Trump, Pompeo Face Down Beijing in South China Sea As Conflict Brews

China's reported order warning its military not to fire first against U.S. forces in the South China Sea has raised speculation over who has the upper hand between Washington and Beijing, with the superpowers stepping up their operations in the disputed waters.

Sources told the South China Morning Post this week that Chinese pilots and naval officers were under orders to exercise restraint in stand-offs with U.S. planes and warships so as not to give hawks in the White House an excuse to escalate.

Last month, two American aircraft battle groups, the USS Nimitz and USS Ronald Reagan carried out drills in the South China Sea, as well as nighttime aerial reconnaissance missions near Guangdong and Fujian provinces.

While China has also conducted naval drills and flyovers around Taiwan, a Chinese military source told the SCMP that its personnel have been told "not to fire the first shot" and said if there is a repeat of 2001's Hainan incident—when a U.S. intelligence aircraft collided with a People's Liberation Army (PLA) fighter jet—there would far more serious consequences today.

U.S. Secretary of State Mike Pompeo
U.S. Secretary of State Mike Pompeo delivers a speech on China at the Richard Nixon Presidential Library on July 23, 2020 in Yorba Linda, California. He has criticized China's actions in the South China Sea. David McNew/Getty Images

"Today, the PLA has developed many countermeasures. The Americans won't be able to return in one piece if such an accident ever happens again," the source said, adding, "we are very clear that we will respond with force only as the last resort, when everything else has failed."

Secretary of State Mike Pompeo gave a fiery speech against China last month, which was met with a stern response from Beijing. Talks last week between U.S. Secretary of Defense Mark Esper and his Chinese counterpart Wei Fenghe were aimed at easing tensions stoked by the rhetoric of President Donald Trump.

But is the tough talk a factor in China's reluctance to fire first?

"I suspect this order to the PLA was issued at or before the talks between the two defense ministers, but was deliberately revealed to the press now to add credibility to the recent call by Chinese diplomats to dial down tensions and reopen talks," said Yinan He, associate professor of international relations at Pennsylvania's Lehigh University.

USS Ronald Reagan
US Navy F/A-18 Super Hornets multirole fighters and an EA-18G Growler electronic warfare aircraft (2nd R) onboard USS Ronald Reagan (CVN-76) aircraft carrier as it sails in the South China Sea in October 2019. CATHERINE LAI/Getty Images

"China initially turned its back to Esper's request for a talk. Having realized how precarious the situation was turning, Beijing took a multi-pronged action to mitigate the risk of an inadvertent military clash with the U.S." she told Newsweek.

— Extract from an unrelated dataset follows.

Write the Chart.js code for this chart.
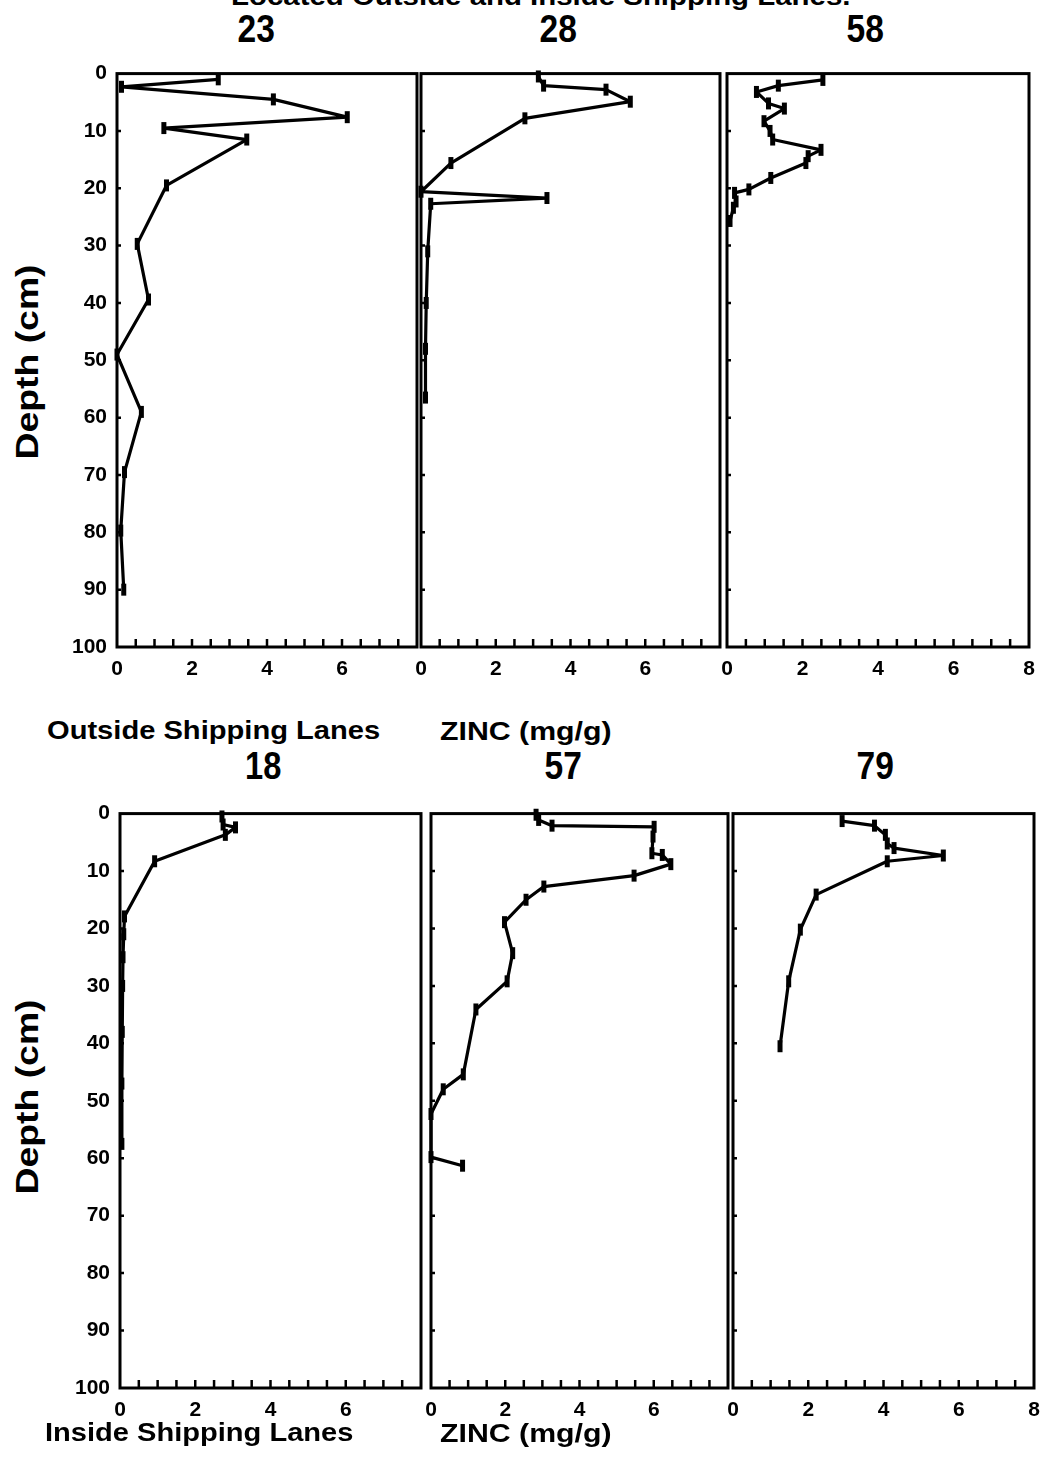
<!DOCTYPE html>
<html><head><meta charset="utf-8">
<script src="https://cdn.jsdelivr.net/npm/chart.js@4/dist/chart.umd.min.js"></script>
<style>
html,body{margin:0;padding:0;background:#fff;}
body{width:1046px;height:1458px;position:relative;overflow:hidden;font-family:"Liberation Sans",Arial,sans-serif;}
.c{position:absolute;}
.t{position:absolute;white-space:nowrap;color:#000;line-height:1;transform-origin:0 0;left:0;top:0;}
</style></head><body>
<script>
// ---- data (depth in cm, zinc in mg/g) ----
const depth23 = [1, 2.3, 4.5, 7.6, 9.5, 11.5, 19.5, 29.7, 39.4, 49, 59, 69.5, 79.7, 90];
const zinc23  = [2.7, 0.12, 4.17, 6.14, 1.25, 3.46, 1.32, 0.54, 0.84, 0, 0.65, 0.2, 0.1, 0.18];
const depth28 = [0.5, 2.1, 2.8, 4.9, 7.8, 15.6, 20.6, 21.7, 22.7, 31, 40, 48, 56.5];
const zinc28  = [3.14, 3.28, 4.95, 5.6, 2.78, 0.8, 0.0, 3.37, 0.26, 0.18, 0.14, 0.12, 0.12];
const depth58 = [1.1, 2.1, 3.2, 5.2, 6.1, 8.3, 10, 11.5, 13.3, 14.4, 15.6, 18.2, 20.2, 20.8, 22.3, 23.4, 25.7];
const zinc58  = [2.54, 1.36, 0.78, 1.10, 1.52, 0.98, 1.14, 1.21, 2.49, 2.15, 2.09, 1.16, 0.58, 0.2, 0.24, 0.17, 0.08];
const depth18 = [0.5, 1.9, 2.4, 3.7, 8.3, 17.9, 21, 25, 30, 38, 47, 57.5];
const zinc18  = [2.71, 2.74, 3.07, 2.8, 0.92, 0.12, 0.1, 0.08, 0.07, 0.06, 0.05, 0.05];
const depth57 = [0.2, 1.1, 2.1, 2.3, 4.0, 6.9, 7.2, 8.8, 10.8, 12.7, 15.0, 18.9, 24.3, 29.2, 34.1, 45.4, 48.0, 52.3, 59.8, 61.3];
const zinc57  = [2.83, 2.9, 3.26, 6.01, 5.98, 5.95, 6.23, 6.46, 5.47, 3.04, 2.56, 1.98, 2.2, 2.05, 1.21, 0.87, 0.33, 0, 0, 0.85];
const depth79 = [1.3, 2.1, 3.7, 5.2, 6.0, 7.3, 8.3, 14.1, 20.2, 29.2, 40.5];
const zinc79  = [2.90, 3.76, 4.05, 4.10, 4.28, 5.59, 4.10, 2.21, 1.79, 1.48, 1.25];
const stations = ['23', '28', '58', '18', '57', '79'];
const xLabelValues = [0, 2, 4, 6, 8];
const depthRange = [0, 100];
const zincRange = [0, 8];

// ---- layout ----
const panels = [
  {name: stations[0], d: depth23, z: zinc23, L: 117, R: 417, T: 71, B: 647, yLab: true, last: false},
  {name: stations[1], d: depth28, z: zinc28, L: 421, R: 720, T: 71, B: 647, yLab: false, last: false},
  {name: stations[2], d: depth58, z: zinc58, L: 727, R: 1029, T: 71, B: 647, yLab: false, last: true},
  {name: stations[3], d: depth18, z: zinc18, L: 120, R: 421, T: 811, B: 1388, yLab: true, last: false},
  {name: stations[4], d: depth57, z: zinc57, L: 431, R: 728, T: 811, B: 1388, yLab: false, last: false},
  {name: stations[5], d: depth79, z: zinc79, L: 733, R: 1034, T: 811, B: 1388, yLab: false, last: true}
];
const PADL = 62, PADR = 20, PADT = 20, PADB = 45;

const framePlugin = {
  id: 'frame',
  afterDatasetsDraw(chart) {
    const {ctx, chartArea: a, scales} = chart;
    ctx.save();
    ctx.strokeStyle = '#000';
    ctx.lineWidth = 3;
    ctx.strokeRect(a.left, a.top, a.right - a.left, a.bottom - a.top);
    ctx.lineWidth = 2.5;
    ctx.beginPath();
    scales.x.ticks.forEach(t => {
      if (t.value <= zincRange[0] || t.value >= zincRange[1]) return;
      const px = scales.x.getPixelForValue(t.value);
      ctx.moveTo(px, a.bottom);
      ctx.lineTo(px, a.bottom - 8);
    });
    scales.y.ticks.forEach(t => {
      if (t.value <= depthRange[0] || t.value >= depthRange[1]) return;
      const py = scales.y.getPixelForValue(t.value);
      ctx.moveTo(a.left, py);
      ctx.lineTo(a.left + 4, py);
    });
    ctx.stroke();
    ctx.restore();
  }
};

panels.forEach(p => {
  const div = document.createElement('div');
  div.className = 'c';
  const w = (p.R + PADR) - (p.L - PADL);
  const h = (p.B + PADB) - (p.T - PADT);
  div.style.left = (p.L - PADL) + 'px';
  div.style.top = (p.T - PADT) + 'px';
  div.style.width = w + 'px';
  div.style.height = h + 'px';
  const cv = document.createElement('canvas');
  div.appendChild(cv);
  document.body.appendChild(div);
  new Chart(cv, {
    type: 'scatter',
    data: {
      datasets: [{
        data: p.d.map((dd, i) => ({x: p.z[i], y: dd})),
        showLine: true,
        borderColor: '#000',
        borderWidth: 3.2,
        borderJoinStyle: 'round',
        borderCapStyle: 'round',
        pointStyle: 'line',
        rotation: 90,
        radius: 6,
        pointBorderWidth: 5,
        pointBackgroundColor: '#000',
        pointBorderColor: '#000',
        clip: false
      }]
    },
    options: {
      responsive: true,
      maintainAspectRatio: false,
      animation: false,
      events: [],
      layout: {padding: {left: 0, right: PADR, top: PADT, bottom: 0}},
      plugins: {legend: {display: false}, tooltip: {enabled: false}},
      scales: {
        x: {
          type: 'linear', min: zincRange[0], max: zincRange[1],
          grid: {display: false, drawTicks: false},
          border: {display: false},
          afterFit(s) { s.height = PADB; },
          ticks: {
            stepSize: 0.5, autoSkip: false, maxRotation: 0, padding: 10,
            color: '#000', font: {family: 'Liberation Sans', size: 21, weight: 'bold'},
            callback: v => (xLabelValues.includes(v) && (v !== 8 || p.last)) ? String(v) : ''
          }
        },
        y: {
          type: 'linear', min: depthRange[0], max: depthRange[1], reverse: true,
          grid: {display: false, drawTicks: false},
          border: {display: false},
          afterFit(s) { s.width = PADL; },
          ticks: {
            stepSize: 10, autoSkip: false, padding: 10,
            color: '#000', font: {family: 'Liberation Sans', size: 21, weight: 'bold'},
            callback: v => p.yLab ? String(v) : ''
          }
        }
      }
    },
    plugins: [framePlugin]
  });
});

// ---- text ----
function addText(txt, opt) {
  const el = document.createElement('div');
  el.className = 't';
  el.textContent = txt;
  el.style.fontSize = opt.size + 'px';
  el.style.fontWeight = opt.bold ? 'bold' : 'normal';
  if (opt.family) el.style.fontFamily = opt.family;
  document.body.appendChild(el);
  const nat = el.offsetWidth;
  const k = opt.width ? opt.width / nat : 1;
  if (opt.rotate) {
    el.style.transform = `translate(${opt.cx}px,${opt.cy}px) rotate(-90deg) scale(${k},1) translate(-50%,-50%)`;
  } else {
    const top = opt.base - 0.8465 * opt.size;
    const left = opt.cx !== undefined ? opt.cx - nat * k / 2 : opt.x;
    el.style.transform = `translate(${left}px,${top}px) scale(${k},1)`;
  }
}
addText('Located Outside and Inside Shipping Lanes.', {size: 26, bold: true, x: 231, base: 5, width: 620});
addText(stations[0], {size: 39, bold: true, cx: 256, base: 42, width: 37});
addText(stations[1], {size: 39, bold: true, cx: 558, base: 42, width: 37});
addText(stations[2], {size: 39, bold: true, cx: 865, base: 42, width: 37});
addText(stations[3], {size: 39, bold: true, cx: 263, base: 779, width: 36});
addText(stations[4], {size: 39, bold: true, cx: 563, base: 779, width: 37});
addText(stations[5], {size: 39, bold: true, cx: 875, base: 779, width: 37});
addText('Outside Shipping Lanes', {size: 25, bold: true, x: 47, base: 739, width: 333});
addText('ZINC (mg/g)', {size: 25, bold: true, x: 440, base: 740, width: 172});
addText('Inside Shipping Lanes', {size: 25, bold: true, x: 45, base: 1441, width: 308});
addText('ZINC (mg/g)', {size: 25, bold: true, x: 440, base: 1442, width: 172});
addText('Depth (cm)', {size: 32, bold: true, rotate: true, cx: 27, cy: 362, width: 195});
addText('Depth (cm)', {size: 32, bold: true, rotate: true, cx: 27, cy: 1097, width: 195});
</script>
</body></html>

The prospect of conflict in the region was ramped up when the U.S. defended its military moves near Taiwan, after China sent in personnel to defend claims of sovereignty over the island. However last week, China's Foreign Minister Wang Yi struck a conciliatory tone in an interview with Xinhua, calling for dialogue with the U.S.

Zhiqun Zhu, author of A Critical Decade: China's Foreign Policy 2008-2018, said that Beijing does want to deescalate and Wang's comment that the South China Sea was a "common home for countries in the region" was a departure from China's long-standing sweeping claims in the waters.

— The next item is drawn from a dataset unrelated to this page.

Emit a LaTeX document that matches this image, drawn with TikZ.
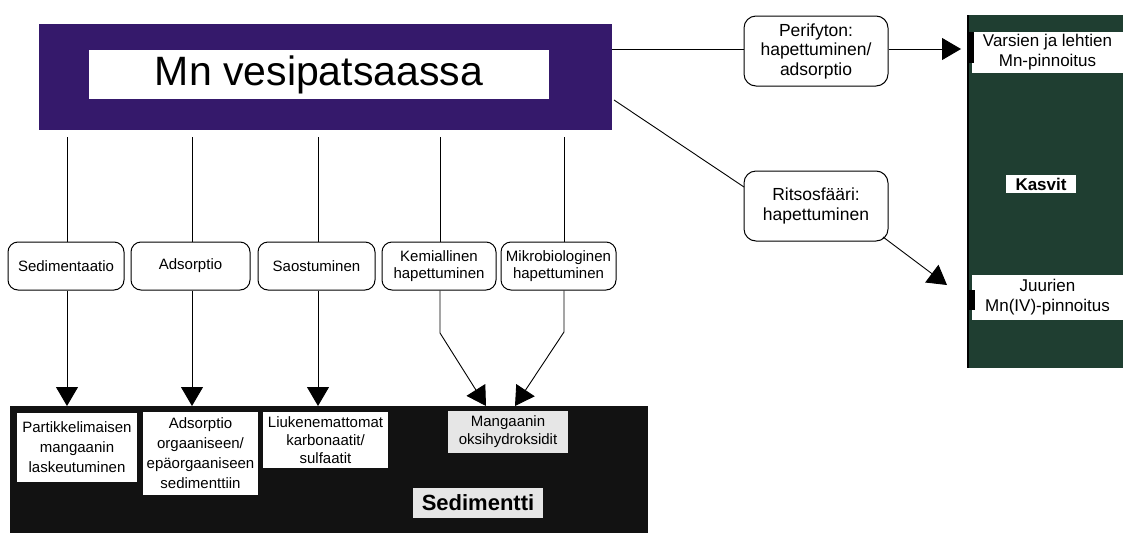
\documentclass[tikz,border=0pt]{standalone}
\usepackage{fontspec}
\setmainfont{Liberation Sans}
\usetikzlibrary{arrows.meta,calc}
\definecolor{purp}{HTML}{35196B}
\definecolor{grn}{HTML}{1F3E31}
\definecolor{blk}{HTML}{121212}
\definecolor{lgray}{HTML}{E6E6E6}
\begin{document}
\begin{tikzpicture}[x=1pt,y=-1pt,
  box/.style={inner sep=0pt, outer sep=0pt, anchor=north west},
  proc/.style={draw=black, line width=1pt, rounded corners=10pt, fill=white, inner sep=0pt, align=center,
    minimum height=48pt, font=\fontsize{15}{17}\selectfont},
  side/.style={draw=black, line width=1pt, rounded corners=12pt, fill=white, inner sep=0pt, align=center,
    minimum width=144pt, minimum height=70pt, font=\fontsize{17.5}{19.5}\selectfont},
  wlab/.style={box, fill=white, align=center, font=\fontsize{15}{20}\selectfont},
  plab/.style={box, fill=white, align=center, font=\fontsize{17}{20}\selectfont},
  conn/.style={line width=0.9pt},
  arr/.style={conn, -{Triangle[length=19pt,width=22pt]}},
]
\useasboundingbox (0,0) rectangle (1123,533);

% water column box
\node[box, fill=purp, minimum width=573pt, minimum height=106pt] (wc) at (39,24) {};
\node[box, fill=white, minimum width=460pt, minimum height=49pt, font=\fontsize{41}{46}\selectfont] (wct) at (89,50) {Mn vesipatsaassa};

% process boxes
\node[proc, minimum width=116pt] (sed) at (66,266) {Sedimentaatio};
\node[proc, minimum width=119pt] (ads) at (190.5,266) {Adsorptio};
\node[proc, minimum width=117pt] (sao) at (316.5,266) {Saostuminen};
\node[proc, minimum width=114pt] (kem) at (439,266) {Kemiallinen\\hapettuminen};
\node[proc, minimum width=115pt] (mik) at (558.5,266) {Mikrobiologinen\\hapettuminen};

% sediment box
\node[box, fill=blk, minimum width=638pt, minimum height=127pt] (sb) at (10,406) {};
\node[wlab, minimum width=120pt, minimum height=69pt] (l1) at (17,413) {Partikkelimaisen\\mangaanin\\laskeutuminen};
\node[wlab, minimum width=115pt, minimum height=83pt] (l2) at (143,412) {Adsorptio\\orgaaniseen/\\epäorgaaniseen\\sedimenttiin};
\node[wlab, minimum width=125pt, minimum height=56pt, font=\fontsize{15}{18}\selectfont] (l3) at (263,412) {Liukenemattomat\\karbonaatit/\\sulfaatit};
\node[wlab, fill=lgray, minimum width=120pt, minimum height=42pt, font=\fontsize{15}{18}\selectfont] (l4) at (448,411) {Mangaanin\\oksihydroksidit};
\node[wlab, fill=lgray, minimum width=130pt, minimum height=30pt, font=\bfseries\fontsize{22}{24}\selectfont] (l5) at (413,488) {Sedimentti};

% side boxes
\node[side] (peri) at (816,51) {Perifyton:\\hapettuminen/\\adsorptio};
\node[side] (rits) at (816,206) {Ritsosfääri:\\hapettuminen};

% plants panel
\node[box, fill=grn, minimum width=155pt, minimum height=353pt] (pl) at (968,15) {};
\draw[line width=2.5pt] (pl.north west) -- (pl.south west);
\node[plab, minimum width=151pt, minimum height=41pt] (p1) at (972,32) {Varsien ja lehtien\\Mn-pinnoitus};
\node[box, fill=white, minimum width=70pt, minimum height=18pt, font=\bfseries\fontsize{17}{18}\selectfont] (p2) at (1006,175) {Kasvit};
\node[plab, minimum width=151pt, minimum height=45pt] (p3) at (972,275) {Juurien\\Mn(IV)-pinnoitus};
\fill (969,32) rectangle (974,63);
\fill (969,290) rectangle (975,310);

% connectors from water column
\coordinate (c1) at (67,137);
\coordinate (c2) at (192,137);
\coordinate (c3) at (318,137);
\coordinate (c4) at (440,137);
\coordinate (c5) at (564,137);
\draw[conn] (c1) -- (c1 |- sed.north);
\draw[conn] (c2) -- (c2 |- ads.north);
\draw[conn] (c3) -- (c3 |- sao.north);
\draw[conn] (c4) -- (c4 |- kem.north);
\draw[conn] (c5) -- (c5 |- mik.north);

% arrows into sediment
\draw[arr] (c1 |- sed.south) -- (c1 |- sb.north);
\draw[arr] (c2 |- ads.south) -- (c2 |- sb.north);
\draw[arr] (c3 |- sao.south) -- (c3 |- sb.north);
\coordinate (kt) at (486,406);
\coordinate (mt) at (515,406);
\draw[arr] (c4 |- kem.south) -- (440,333) -- (kt);
\draw[arr] (c5 |- mik.south) -- (564,332) -- (mt);

% side connectors
\draw[conn] (612,49) -- (peri.west |- 0,49);
\draw[arr] (peri.east |- 0,49) -- ([xshift=-7pt]pl.west |- 0,49);
\draw[conn] (614,100) -- (744,187);
\coordinate (rt) at (947,285);
\draw[arr] (883,237) -- (rt);
\end{tikzpicture}
\end{document}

He said it was "a sort of concession and friendly gesture, which apparently has not been picked up by the Trump administration."

"Trump and Pompeo seem to be trying to stare down the PLA. They apparently have no interest to deescalate. It's their daily routine to punch China. Most ironic is Pompeo, the top U.S. diplomat, who is supposed to use diplomacy to resolve differences, is the fiercest fighter now," Zhu told Newsweek.

The White House's tough stance on China is expected to continue in the run-up to the U.S. election in November. Pompeo said in July that the U.S. backs a 2016 International Court of Justice decision stating China has no historic title over the South China Sea.

This direct denial of Beijing's territorial claims, shared by other countries in the region, comes amid White House concern that China's fast-growing presence in the South China Sea might be irreversible if no action is taken quickly.

However, Yinan He said President Xi Jinping is unlikely to make any concessions in the region soon.

"Xi is placing the hope on Joe Biden to revert to an Obama-era engagement policy, or on a second-term Trump who may allow more patience for talks. But either way Xi wants to buy time to build up his naval fleet and solidify advantage in the South China Sea, before he can take on the U.S. with confidence," He said.

Beijing's motive to de-escalate is clear. If hostilities break out in the South China Sea or at the Taiwan Strait, China will suffer more casualties and damages than the U.S. since the conflict sites are so close to China's coastal areas. However things are likely to remain tense, for the next few months at least.

"It takes two to tango. If only one side wants to de-escalate, it will not work. So the situation in the South China Sea and Taiwan Strait will remain unstable and dangerous at least through the November election," Zhu told Newsweek.